There are so many different Aboriginal nations and Dreamtime stories that at first they can seem impenetrable and meaningless to the modern Western mind. And yet bit by bit, as I encounter different Dreamtime stories in different parts of the country I am slowly becoming aware of the ancient wisdom they hold and how they connect people to the land, the stars, the environment and the spirit of the traditional owners of this land (past, present and future).

The Australian Museum website says:

“The Dreaming has different meanings for different Aboriginal people. It is a complex network of knowledge, faith and practices that derive from stories of creation, and it dominates all spiritual and physical aspects of Aboriginal life. The Dreaming sets out the structures of society, the rules for social behaviour and the ceremonies performed in order to maintain the life of the land.

“The Dreaming did not end with the arrival of Europeans but simply entered a new phase. It is a powerful living force that must be maintained and cared for.”

At their most basic level, the Dreamtime stories pass on information about the world around us. We are now in Coolum Beach for example, which takes its name from Coolum Mountain.

The name Coolum comes from the the local Undumbi word gulum or guloom which means “blunt” or “headless”, a reference to the flat-topped Mount Coolum. The Mount is the Sunshine Coast’s Uluru (Ayers’ Rock) and sometimes wrongly claimed by locals to be the world’s second largest rock, after Uluru.

The Dreamtime story of Coolum has several different versions.

According to one Queensland Government source:

“The most commonly referenced version begins with two children Marutchi and Coolum, who grew up together and were to be married. However Ninderry, an older rival from within the clan, planned to steal the beautiful young woman, Marutchi from Coolum. Ninderry, jealous of Marutchi and Coolum’s love, cut off Coolum’s head which rolled into the sea. Coolum’s head became Mudjimba Island and his body Mt Coolum. Angry with Ninderry, the spirits turned him into a menacing and evil-faced mountain, while, full of grief, Marutchi fled inland to the Blackall Range . Her tears flowed down the mountain to form the Maroochy River. The name Maroochy means swan . Some versions of the Maroochy legend end with Marutchi turning into a black swan, which are commonly seen on the river”
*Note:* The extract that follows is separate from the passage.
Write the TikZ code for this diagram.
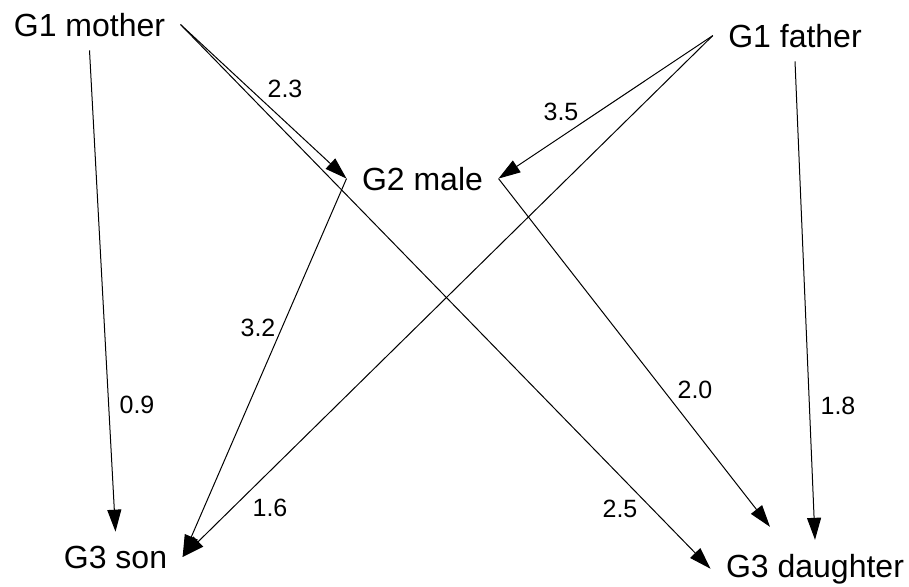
\documentclass[tikz,border=0pt]{standalone}
\usepackage{fontspec}
\setmainfont{Liberation Sans}
\usetikzlibrary{arrows.meta}

\begin{document}
\begin{tikzpicture}[x=0.5pt, y=-0.5pt, >={Triangle[length=11pt, width=7pt]}, line width=0.5pt,
  p/.style={anchor=base, font=\fontsize{16}{19}\selectfont, inner xsep=7.5pt, inner ysep=6.75pt},
  w/.style={font=\fontsize{12.5}{15}\selectfont, inner sep=0pt}]
\useasboundingbox (0,0) rectangle (909,586);
\node[p] (mom) at (89.5,36) {G1 mother};
\node[p] (dad) at (795,47) {G1 father};
\node[p] (male) at (422.5,190) {G2 male};
\node[p] (son) at (115.5,568) {G3 son};
\node[p] (dau) at (815,577) {G3 daughter};
\draw[->] (mom.south) -- (son.north);
\draw[->] (mom.east) -- (male.west);
\draw[->] (mom.east) -- (dau.west);
\draw[->] (dad.west) -- (male.east);
\draw[->] (dad.west) -- (son.east);
\draw[->] (dad.south) -- (dau.north);
\draw[->] (male.west) -- (son.east);
\draw[->] (male.east) -- ([xshift=-22.5pt, yshift=6.5pt]dau.north);
% weights
\node[w] (w1) at (285,89) {2.3};
\node[w] (w2) at (561,112) {3.5};
\node[w] (w3) at (258,328) {3.2};
\node[w] (w4) at (137,405) {0.9};
\node[w] (w5) at (838,406) {1.8};
\node[w] (w6) at (270,508) {1.6};
\node[w] (w7) at (620,509) {2.5};
\node[w] (w8) at (695,390) {2.0};
\end{tikzpicture}
\end{document}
Here’s another version of the story, demonstrating how oral tradition is subject to embellishment and variation over time:

Long ago in the Dreamtime, the time-before-time when the world of Australia’s Aborigines was created, a beautiful dark maiden named Maroochy was loved by Coolum, a handsome young warrior.

But another warrior, Ninderry, wanted Maroochy for himself and tried to steal her away. Coolum challenged him, and they fought. The two men attacked each other with such ferocity that the earth trembled and the ocean roared, the birds took flight and the koalas hid in fear, until at last, Ninderry, with a mighty blow of his club, killed the brave Coolum.

The watching gods were so moved by Coolum’s love and courage, that they turned his fallen body into a mighty stone mountain, as a monument to his bravery. The grief-stricken Maroochy fled high into the hills and wept so copiously that her tears formed the Maroochy River.

Those tears will flow forever, while the majestic monolith of Coolum stands against the sun, gazing down on the river and out to sea, remembering the beautiful maiden he loved.

I am hoping to make time to climb Mount Coolum with Jakkie while we are here, though one website claims “there’s an old Aboriginal legend that says a couple that climbs Coolum together breaks up because of an ancient curse”!

There are so many aspects of travelling around the country together for a year that could  stretch our relationships to breaking point, it would be a great shame to be split up by an ancient curse this early in our adventure!

However as its the same source that claims (wrongly) that Mount Coolum is the world’s second largest rock, I’ll take that with a pinch of salt. When connecting to The Dreaming you sometimes have to trust your intuition and make the distinction between ancient wisdom, embellished stories and outright myth.

FOOTNOTE: I wrote this post after connecting to the sunrise (pictured), trees, rocks and birdlife around Coolum Beach and then went to McDonalds to connect to wifi and upload it. Make of that what you will.